Wednesday, August 29, 2018

Vero Smith is a curator and scholar of architecture who has a passion for making high-level research accessible to the public. As the Associate Curator of the Legacies for Iowa project at the UI Stanley Museum of Art, Smith brings her training in architectural design gained via an MA at the University of Iowa, an MA of Design Studies from Harvard University, and her experience at the Obermann Graduate Institute on Engagement and the Academy to bear on her work.

“Everything I do in my professional life is informed by the Institute,” says Smith, who attended the Institute in 2014. “I take with me from the Institute the fallacy that research needs to be inscrutable to the public.”

Marrying Equity and Curation

Since joining the museum staff in 2016, Smith has become interested in finding ways to make the public feel more comfortable in the museum. “Our gallery can be perceived as an intimidating space on campus—it’s even hard to find,” she comments, “so we need to make explicit invitations to make the public feel welcome.”

In March 2018, Smith launched live-streamed educational videos that featured conversations with other scholars about issues related to objects in the museum’s collection. These conversations covered a diverse range of topics, including art and disability, art and archival practice, and legal issues connected to the arts.  

She points out that while many people are intimidated by art and don’t have the language with which to discuss it—something she experiences while sharing the museum’s collections around the state as part of the Legacies for Iowa project—most of us are comfortable with and have associations with color. She looks forward to a future statewide program that uses colors as a jumping-off point to delve into the collection. 
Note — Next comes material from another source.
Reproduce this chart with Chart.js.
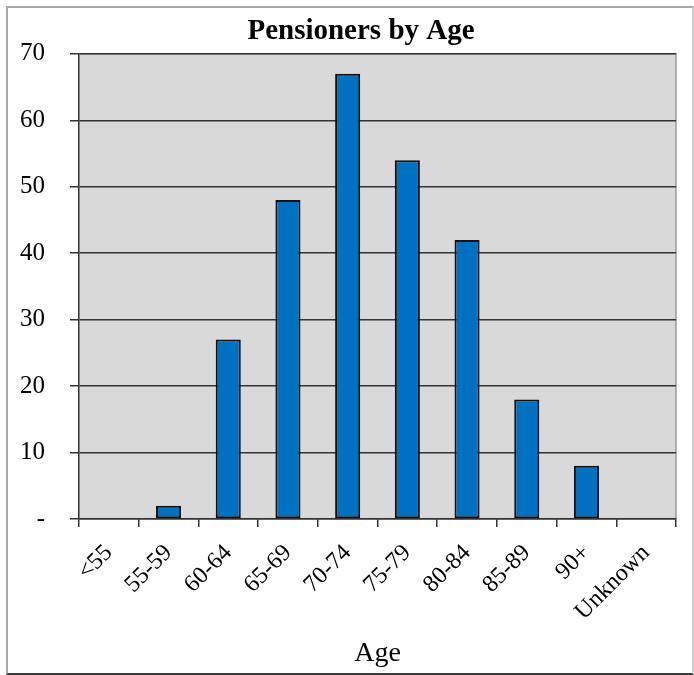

Smith got the idea while teaching art history at Kirkwood Community College: “Many of my students pointed out that we spent too much time during the class on so-called 'dead white people art.’ It made me curious about how to marry equity with teaching and curation.”

Downtown Iowa City as Space for Architectural Inquiries

Co-Sign Project

Last year, another of Smith’s projects brought scholars and the public together. Smith curated an exhibition at the Figge Museum of Art in Davenport on the history of commercial signage. In conjunction, she organized a two-day symposium of the same name, “What’s Your Sign? Retail Architecture and the History of Signage,” which included talks by graphic designers, urban planners, anthropologists, and art historians. Additionally, she worked with the City of Iowa City Downtown District’s CoSign project, which partnered local artists and craftspeople with small businesses to create exciting and distinctive new signs.

This fall, she’s again working with Iowa City to create a project that riffs on the upcoming Museum of Art and Figge exhibition, Going Home, about what "home" means from an architectural perspective. Smith is inviting local architectural firms to create models of what they conceive of as the ideal 21st-century home. The models will be on display in October in the pop-up pods that the City has erected on the downtown pedestrian mall, and the architects will host conversations about their work.

Meanwhile, Smith is part of a team, along with Kyle Rector, associate professor of Computer Science, that recently won an Arts & Humanities Initiative Grant to use crowdsourced audio technology to help people with low vision interact with the art in the museum. The new technology is scheduled to launch in early 2019.